Tanpınar’ı Sevmek?, içeriğinden önce kapağındaki Analiz vurgusuyla dikkati çeken bir çalışma.
Deneme, inceleme, araştırma gibi terimler varken, niçin özellikle Analiz, kapakta arzıendam ediyor? Çünkü bu çalışmasıyla birlikte üçüncü kitabına imzasını atan Mehmet Akif Ertaş, Türkiye dışında miadı yıllar önce dolan eleştirinin, Türkiye’de de artık tozlu rafa kaldırılması ve oradan indirilmemesi gerektiği düşüncesiyle cümlelerini kurdu ve kurmaya devam ediyor.
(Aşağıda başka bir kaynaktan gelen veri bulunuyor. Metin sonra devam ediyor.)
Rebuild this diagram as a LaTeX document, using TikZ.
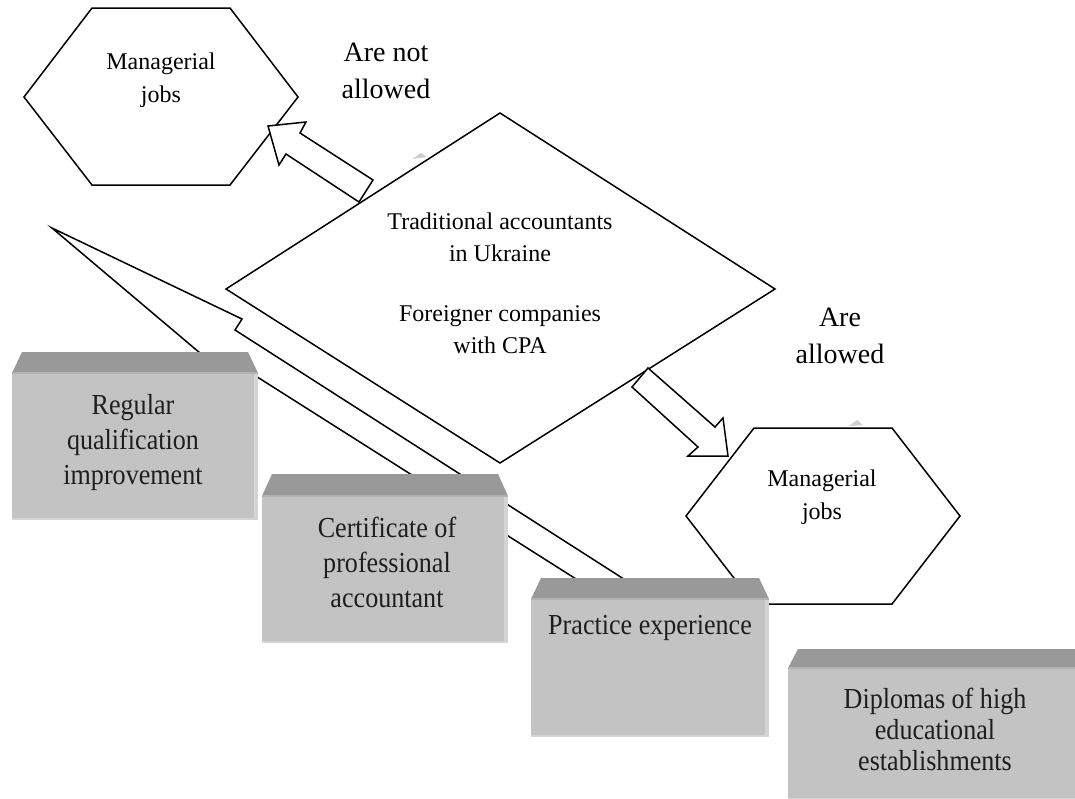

Analizi, psikanalitikşizonaliz terimini çağrıştırmak için kullanan Ertaş, adından da anlaşılacağı üzere, Tanpınar’ı sevmek fiilini sorguluyor ancak sadece bu fiili sorgulamakla kalmıyor. Sorgusuna, miadını eleştiri gibi doldurması ve tozlu rafa kaldırılması gerektiğini düşündüğü Edebiyat Tarihi’ni ve ona tutunarak bugünlere gelen Hayatı, Sanatı, Eserleri klişesini de dâhil ediyor. Zira sözü edilen başlığın ve klişenin, edebiyatçıyı itibarsızlaştırmakla birlikte, hakikaten okur olmak isteyen okurla edebiyatçı arasına aşılması zor hatta imkânsız mesafeler yerleştirdiğini düşünüyor.
Ayrıca bu kitabıyla Ertaş, başrollerini Kedi’nin ve Lodos’un paylaştığı, hem uzun hem de kısa metrajlı filmler izletiyor.
Siz de Kedi’nin ve Lodos’un göründükleri ve tabii hissedildikleri gibi olmadıklarına, oyundan, oyunlar devşirme kabiliyetleri ve güçleri olduğuna inananlardansanız, bu filmleri izlemek ve filmlerin ve tabii Tanpınar’ın size aşıladığı güçle edebiyatı, kültürü ve sanatı Kedi patisinden Lodos şiddetinden nasiplendirmek için can atacaksınız.
Yolunuz her daim açık olsun o vakit!